We went not alone, however, as the young man continued making his pitch with what English he knew. Finally, we opted to go into a store in order to lose him. He wasn’t a pest, really, but we did not want to mislead him into thinking he might be able to make a sale.

When we emerged from the store, he was waiting for us, featuring a new, lower price. We said, “No,” again, but still he followed.

We had a couple of appropriately distanced oak trees in our back yard, but we weren’t really hammock-using people. We continued to decline.

This little drama continued to play itself out through a number of stops and we tried to convince him he was wasting his time before we left the sidewalk yet again, this time for a longer lunch stop. Surely, we thought, he will not wait the entire time it takes to eat a meal.

While enjoying lunch, we naturally talked about the hammock salesman. One had to admire his conviction. The price he had reached seemed fair enough.

Besides, it would look lovely strung between the two oak trees in our back yard.

Sure enough, he was waiting for us after lunch, pitching the best price yet.

Sold!

(If this got you dreaming of snoozing in a hammock, here’s one that looks like what we purchased.
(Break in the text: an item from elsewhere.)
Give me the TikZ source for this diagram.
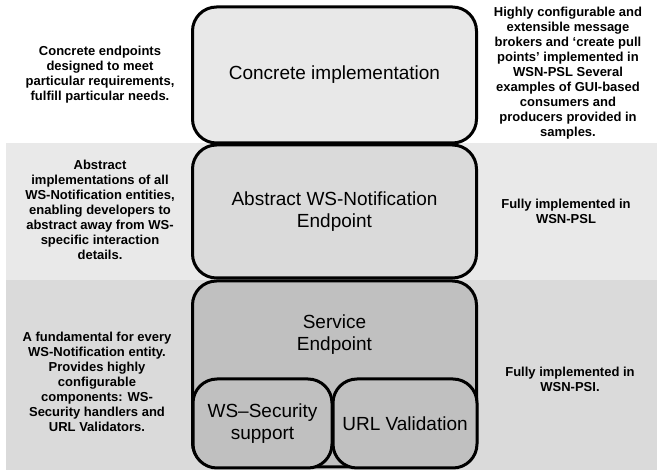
\documentclass[tikz,border=0pt]{standalone}
\usepackage{fontspec}
\setmainfont{Liberation Sans}
\usetikzlibrary{positioning}

\definecolor{bandlight}{RGB}{233,233,233}
\definecolor{banddark}{RGB}{218,218,218}
\definecolor{boxlight}{RGB}{232,232,232}
\definecolor{boxmid}{RGB}{218,218,218}
\definecolor{boxdark}{RGB}{192,192,192}

\begin{document}
\begin{tikzpicture}[
        x=1pt, y=-1pt,
        layer/.style={rectangle, draw=black, line width=3pt, rounded corners=24pt, align=center, inner sep=0pt, font=\fontsize{19}{22}\selectfont},
        note/.style={align=center, font=\fontsize{13}{15}\selectfont\bfseries}
    ]
        % background bands
        \useasboundingbox (0,0) rectangle (657,470);
        \fill[white] (0,0) rectangle (657,470);
        \fill[bandlight] (6,143) rectangle (657,280);
        \fill[banddark] (6,280) rectangle (657,470);

        % layers
        \node[layer, fill=boxlight, minimum width=284pt, minimum height=136pt] (concrete) at (334.5,75) {Concrete implementation};
        \node[layer, fill=boxmid, minimum width=284pt, minimum height=133pt] (abstract) at (334.5,211.5) {Abstract WS-Notification\\Endpoint};
        \node[layer, fill=boxdark, minimum width=284pt, minimum height=186pt] (service) at (334.5,374) {};
        \node[font=\fontsize{19}{22}\selectfont, align=center] (servicetext) at (334.5,335) {Service\\Endpoint};
        \node[layer, fill=boxdark, minimum width=139pt, minimum height=89pt] (wssec) at (262.5,423.5) {WS--Security\\support};
        \node[layer, fill=boxdark, minimum width=144pt, minimum height=89pt] (urlval) at (405,423.5) {URL Validation};

        % left notes
        \node[note] (concretenote) at (100,75) {Concrete endpoints\\designed to meet\\particular requirements,\\fulfill particular needs.};
        \node[note] (abstractnote) at (100,210) {Abstract\\implementations of all\\WS-Notification entities,\\enabling developers to\\abstract away from WS-\\specific interaction\\details.};
        \node[note] (servicenote) at (97,382) {A fundamental for every\\WS-Notification entity.\\Provides highly\\configurable\\components: WS-\\Security handlers and\\URL Validators.};

        % right notes
        \node[note] (concreteimpl) at (568,73) {Highly configurable and\\extensible message\\brokers and `create pull\\points' implemented in\\WSN-PSL Several\\examples of GUI-based\\consumers and\\producers provided in\\samples.};
        \node[note] (abstractimpl) at (566,211) {Fully implemented in\\WSN-PSL};
        \node[note] (serviceimpl) at (570,379) {Fully implemented in\\WSN-PSI.};
    \end{tikzpicture}
\end{document}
According to the product description, it’s handmade by a family business in Yucatan, Mexico.)

2 thoughts on “Salesmanship on the streets of Matamoros”

    1. That was 26 years ago. I don’t know where anything from 1994 is now except for my wife and daughter.

      Actually, even though we did have a perfect place to hang it in our back yard, it instead became a colorful decoration for our den. We were already planning a move to the coast in 2000 and Leah allowed me to decorate the den, which I did with an eclectic array of beachy paraphernalia. It worked great there.